O Roger, do Ultraje a Rigor, está reclamando que a sua banda foi maltratada pela equipe dos Rolling Stones, para quem abriram o show no Rio de Janeiro. Ele escreveu em seu Twitter: “Nós somos lixo para eles”. Não sei em que condições contratuais o Ultraje fez seu show, não sei se receberam um bom cachê e não posso opinar sobre o tratamento que a banda recebeu, já que eu não estava lá.
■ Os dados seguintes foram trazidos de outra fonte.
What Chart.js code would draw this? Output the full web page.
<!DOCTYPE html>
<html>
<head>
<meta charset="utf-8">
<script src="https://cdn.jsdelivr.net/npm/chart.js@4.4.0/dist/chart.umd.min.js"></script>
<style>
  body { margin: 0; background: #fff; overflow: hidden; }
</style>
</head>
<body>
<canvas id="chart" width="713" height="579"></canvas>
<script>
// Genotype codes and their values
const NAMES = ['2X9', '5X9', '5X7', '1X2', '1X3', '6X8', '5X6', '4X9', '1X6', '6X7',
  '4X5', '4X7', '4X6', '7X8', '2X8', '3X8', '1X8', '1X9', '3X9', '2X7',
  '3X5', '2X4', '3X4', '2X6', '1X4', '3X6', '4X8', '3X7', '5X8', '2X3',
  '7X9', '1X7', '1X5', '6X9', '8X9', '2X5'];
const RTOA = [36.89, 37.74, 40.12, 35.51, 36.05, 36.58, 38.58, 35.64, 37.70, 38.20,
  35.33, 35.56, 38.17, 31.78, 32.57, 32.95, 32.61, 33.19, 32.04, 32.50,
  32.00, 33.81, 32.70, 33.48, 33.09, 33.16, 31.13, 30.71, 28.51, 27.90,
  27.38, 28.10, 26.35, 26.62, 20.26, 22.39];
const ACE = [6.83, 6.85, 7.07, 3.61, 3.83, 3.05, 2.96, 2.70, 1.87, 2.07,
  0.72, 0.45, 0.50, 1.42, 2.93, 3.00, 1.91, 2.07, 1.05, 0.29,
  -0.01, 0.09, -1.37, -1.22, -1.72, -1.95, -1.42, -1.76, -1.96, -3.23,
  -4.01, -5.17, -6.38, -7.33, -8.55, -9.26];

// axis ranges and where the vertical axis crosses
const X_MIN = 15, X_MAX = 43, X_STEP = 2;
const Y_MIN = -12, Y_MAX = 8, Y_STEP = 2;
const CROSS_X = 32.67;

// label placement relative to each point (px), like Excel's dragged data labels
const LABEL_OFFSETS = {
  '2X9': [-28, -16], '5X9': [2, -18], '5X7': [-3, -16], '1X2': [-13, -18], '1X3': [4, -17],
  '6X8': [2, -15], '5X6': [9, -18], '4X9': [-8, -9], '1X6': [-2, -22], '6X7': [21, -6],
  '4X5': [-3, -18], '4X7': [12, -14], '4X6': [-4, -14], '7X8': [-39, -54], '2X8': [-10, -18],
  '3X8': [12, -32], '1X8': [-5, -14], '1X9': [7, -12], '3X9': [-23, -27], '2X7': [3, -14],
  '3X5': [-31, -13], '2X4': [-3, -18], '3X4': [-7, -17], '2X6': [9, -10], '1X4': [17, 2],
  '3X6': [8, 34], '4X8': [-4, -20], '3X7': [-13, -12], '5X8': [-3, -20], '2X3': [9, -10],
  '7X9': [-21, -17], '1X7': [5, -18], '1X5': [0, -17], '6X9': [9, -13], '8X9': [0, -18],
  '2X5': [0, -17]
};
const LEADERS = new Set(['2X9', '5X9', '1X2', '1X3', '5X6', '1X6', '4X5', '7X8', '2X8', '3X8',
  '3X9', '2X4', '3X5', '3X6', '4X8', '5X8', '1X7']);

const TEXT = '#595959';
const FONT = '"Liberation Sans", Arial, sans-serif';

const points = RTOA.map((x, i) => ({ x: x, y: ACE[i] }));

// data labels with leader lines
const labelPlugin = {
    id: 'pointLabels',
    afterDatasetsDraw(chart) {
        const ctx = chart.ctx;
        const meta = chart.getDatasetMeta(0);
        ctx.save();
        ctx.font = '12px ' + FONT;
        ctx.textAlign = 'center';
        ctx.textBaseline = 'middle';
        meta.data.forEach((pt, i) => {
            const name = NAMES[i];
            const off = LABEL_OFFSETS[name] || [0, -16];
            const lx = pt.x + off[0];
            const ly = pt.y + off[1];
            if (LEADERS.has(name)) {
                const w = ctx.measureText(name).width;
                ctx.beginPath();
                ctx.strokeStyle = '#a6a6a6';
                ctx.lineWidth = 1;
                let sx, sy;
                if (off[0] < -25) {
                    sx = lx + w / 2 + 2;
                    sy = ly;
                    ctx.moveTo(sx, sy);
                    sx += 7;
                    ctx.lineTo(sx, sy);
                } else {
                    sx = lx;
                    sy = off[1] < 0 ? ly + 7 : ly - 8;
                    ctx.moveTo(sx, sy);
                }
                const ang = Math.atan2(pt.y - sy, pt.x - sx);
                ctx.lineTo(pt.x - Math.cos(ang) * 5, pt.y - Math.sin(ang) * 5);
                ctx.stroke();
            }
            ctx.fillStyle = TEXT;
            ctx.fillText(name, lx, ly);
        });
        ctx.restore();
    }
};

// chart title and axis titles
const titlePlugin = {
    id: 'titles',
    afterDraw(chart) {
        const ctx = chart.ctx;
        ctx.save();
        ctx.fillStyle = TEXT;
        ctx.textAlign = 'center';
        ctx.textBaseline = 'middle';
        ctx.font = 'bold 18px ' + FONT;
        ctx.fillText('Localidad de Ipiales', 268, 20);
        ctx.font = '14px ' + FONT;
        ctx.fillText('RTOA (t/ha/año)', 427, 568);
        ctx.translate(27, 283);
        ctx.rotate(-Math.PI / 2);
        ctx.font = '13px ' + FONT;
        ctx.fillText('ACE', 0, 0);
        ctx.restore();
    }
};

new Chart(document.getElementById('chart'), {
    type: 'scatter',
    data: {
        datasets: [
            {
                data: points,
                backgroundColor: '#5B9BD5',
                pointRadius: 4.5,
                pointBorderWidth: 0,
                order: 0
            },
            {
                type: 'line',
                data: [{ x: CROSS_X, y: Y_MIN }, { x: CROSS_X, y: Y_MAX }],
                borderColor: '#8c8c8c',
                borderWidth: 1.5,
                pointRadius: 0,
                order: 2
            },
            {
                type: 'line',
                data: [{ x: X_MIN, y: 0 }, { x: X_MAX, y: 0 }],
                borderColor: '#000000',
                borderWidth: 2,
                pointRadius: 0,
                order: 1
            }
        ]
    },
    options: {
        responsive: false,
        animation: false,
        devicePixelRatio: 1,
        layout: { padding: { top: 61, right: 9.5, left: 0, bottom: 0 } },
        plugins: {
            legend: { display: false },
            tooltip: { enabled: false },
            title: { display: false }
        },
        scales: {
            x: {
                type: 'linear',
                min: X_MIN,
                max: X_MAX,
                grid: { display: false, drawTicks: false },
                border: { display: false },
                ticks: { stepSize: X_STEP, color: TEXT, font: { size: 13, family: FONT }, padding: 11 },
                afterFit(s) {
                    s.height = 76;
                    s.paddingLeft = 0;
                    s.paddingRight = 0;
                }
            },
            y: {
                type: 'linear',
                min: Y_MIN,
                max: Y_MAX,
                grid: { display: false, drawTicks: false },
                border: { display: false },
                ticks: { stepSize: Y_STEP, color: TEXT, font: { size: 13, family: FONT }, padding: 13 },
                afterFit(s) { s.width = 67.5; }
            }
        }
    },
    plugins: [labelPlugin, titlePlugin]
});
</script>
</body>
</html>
Mas posso contar uma pequena história sobre a abertura que a banda Os Replicantes fez para o primeiro show do Ultraje a Rigor em Porto Alegre, lá pelos idos de 1986.

Nós (Os Replicantes de então: Wander Wildner, Heron Heinz, Cláudio Heinz e Carlos Gerbase) éramos amigos dos produtores que trariam o Ultraje para tocar no Auditório Araújo Vianna e fomos convidados para fazer a abertura, sem receber cachê, simplesmente pela oportunidade de tocar num lugar bacana, para um grande público (“Inútil”, do Ultraje, estava rodando bastante nas rádios, e isso garantia o sucesso do espetáculo). Topamos. Na hora de combinar como seria a infra do palco, a produção disse que poderíamos usar os mesmos amplificadores e a mesma bateria do Ultraje.
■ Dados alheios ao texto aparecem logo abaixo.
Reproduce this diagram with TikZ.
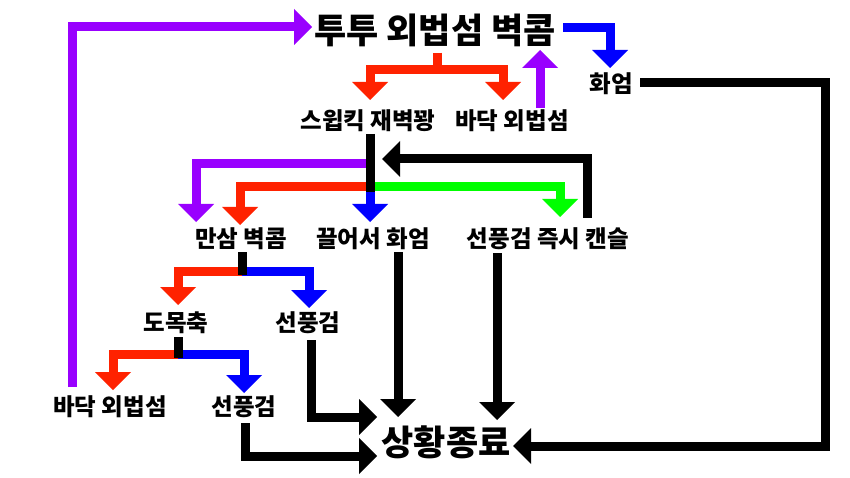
\documentclass[tikz,border=0pt]{standalone}
\usepackage{fontspec}
\setmainfont{Noto Sans CJK KR}[UprightFont=* Black]
\usetikzlibrary{arrows.meta}
\definecolor{cpur}{RGB}{153,0,255}
\definecolor{cred}{RGB}{255,34,0}
\definecolor{cblu}{RGB}{0,0,255}
\definecolor{cgrn}{RGB}{0,255,0}
\tikzset{
  conn/.style={line width=9pt, line join=miter},
  tipped/.style={conn, -{Triangle[length=18pt,width=36pt,line width=0pt]}},
  apur/.style={tipped, color=cpur},
  ared/.style={tipped, color=cred},
  ablu/.style={tipped, color=cblu},
  agrn/.style={tipped, color=cgrn},
  ablk/.style={tipped, color=black},
  stem/.style={conn, color=black},
  big/.style={inner sep=0pt, font=\fontsize{35}{35}\selectfont},
  small/.style={inner sep=0pt, font=\fontsize{23.5}{23.5}\selectfont},
}
\begin{document}
\begin{tikzpicture}[x=1pt,y=-1pt]
\fill[white] (0,0) rectangle (850,478);
\useasboundingbox (0,0) rectangle (850,478);
% nodes
\node[big]   (title)  at (435,30)  {투투 외법섬 벽콤};
\node[small] (swk)    at (368,121) {스윕킥 재벽꽝};
\node[small] (bada1)  at (512,121) {바닥 외법섬};
\node[small] (hwa1)   at (611,84)  {화엄};
\node[small] (mansam) at (241,239) {만삼 벽콤};
\node[small] (kkeul)  at (373,239) {끌어서 화엄};
\node[small] (sunjs)  at (548,239) {선풍검 즉시 캔슬};
\node[small] (domok)  at (176,323) {도목축};
\node[small] (sun1)   at (308,323) {선풍검};
\node[small] (bada2)  at (110,407) {바닥 외법섬};
\node[small] (sun2)   at (244,407) {선풍검};
\node[big]   (fin)    at (446,442) {상황종료};
% top level
\draw[apur] (72,387) -- (72,27) -- (312,27);
\draw[ablu] (563,28) -- (610,28) -- (610,68);
\draw[ared] (437,53) |- (370,70) -- (370,100);
\draw[ared] (437,53) |- (503,70) -- (503,100);
\draw[apur] (540,108) -- (540,50);
\draw[ablk] (640,83) -- (825,83) -- (825,446) -- (513,446);
% middle level
\draw[apur] (370,164) -| (196,222);
\draw[ared] (370,187) -| (240,225);
\draw[agrn] (370,187) -| (560,217);
\draw[ablu] (370,190) -- (370,222);
\draw[stem] (370,134) -- (370,192);
\draw[ablk] (587,218) |- (382,159);
% lower level
\draw[ared] (242,271) -| (178,305);
\draw[ablu] (242,271) -| (309,308);
\draw[stem] (242,252) -- (242,275);
\draw[ared] (178,354) -| (113,390);
\draw[ablu] (178,354) -| (244,393);
\draw[stem] (178,337) -- (178,358);
% into end
\draw[ablk] (311,340) |- (377,417);
\draw[ablk] (245,423) |- (377,456);
\draw[ablk] (398,252) -- (398,417);
\draw[ablk] (497,253) -- (497,420);
\end{tikzpicture}
\end{document}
Minha bateria, na época, era uma Pinguim pequena e de segunda mão, de quem guardo excelentes recordações, mas que não tinha condições de fazer um show profissional para 5 mil pessoas: pedal de bumbo quase estragado, peles quase furando, estantes de pratos quase caindo e pratos (nacionais) já rachados. Como os pratos e a caixa são equipamentos muito pessoais e sujeitos a avarias, combinamos que, apesar de tudo, eu usaria os meus. Punk rock não tem frescura.

De tarde, fomos passar o som. Tudo normal. Sentei na bateria colocada num praticável e comecei a arrumar meus pratos e a caixa, quando alguém me disse que eu não poderia usar aquela bateria, pois o Ultraje não queria emprestar. Tinham ficado sabendo que eu tinha a mania de detonar e derrubar o instrumento no final do show. Mito. A minha pobre bateria é que caía sozinha às vezes. Expliquei para a produção e para os caras do Ultraje que eu tomaria o máximo cuidado, mas não houve acordo.

Faltava menos de uma hora para o show. Não dava tempo para alugar outra bateria. A solução foi pegar meu carro e trazer minha Pinguim velha de guerra, que foi montada na frente do praticável da bateria do Ultraje. Nem o praticável eu pude usar! Lembro do contraste entre a Pinguinzinha, no chão, e aquela bateria enorme e importada sobre o seu praticável. Que merda! Eu me sentia como lixo… Que bom!

Entramos no palco e quebramos tudo (esteticamente falando). Foi um dos shows mais bacanas da história da banda, com direito a muito pogo no fosso do Araújo (que saudade do fosso!). E a Pinguinzinha ali, com seus pratos rachados, suas estantes periclitantes, seu pedal de bumbo arrumado com arame, resistindo bravamente. Tocamos uns quarenta minutos, conforme o combinado, e saímos do palco suados, felizes e com a sensação de termos feito história. Recolhi a Pinguim, botei no porta-malas do meu Chevette (sim, ela cabia inteira no porta-malas) e voltei pra ver o show do Ultraje.

Fazendo sua primeira piada (ou “homenagem”) da noite, os quatro músicos do Ultraje entraram no palco pilchados, isto é, de bombacha e com uns lenços ridículos na cintura. Levaram uma das maiores vaias da história do Araújo. O rock é, antes de qualquer coisa, uma música que derruba convenções e estimula a liberdade, e os caras vêm fantasiados de “gaúchos”. É dose. Comecei a ver o show, aguentei uns vinte minutos e, percebendo o populismo da banda (o tempo todo querendo “agradar” ao público) fui embora.

Essa é a história. Pena que nunca abrimos para os Rolling Stones. Pena que nunca toquei na Gretsch do Charlie Watts. Mas ainda bem que nunca sentei na bateria do Ultraje a Rigor. Ela não merecia a minha bunda.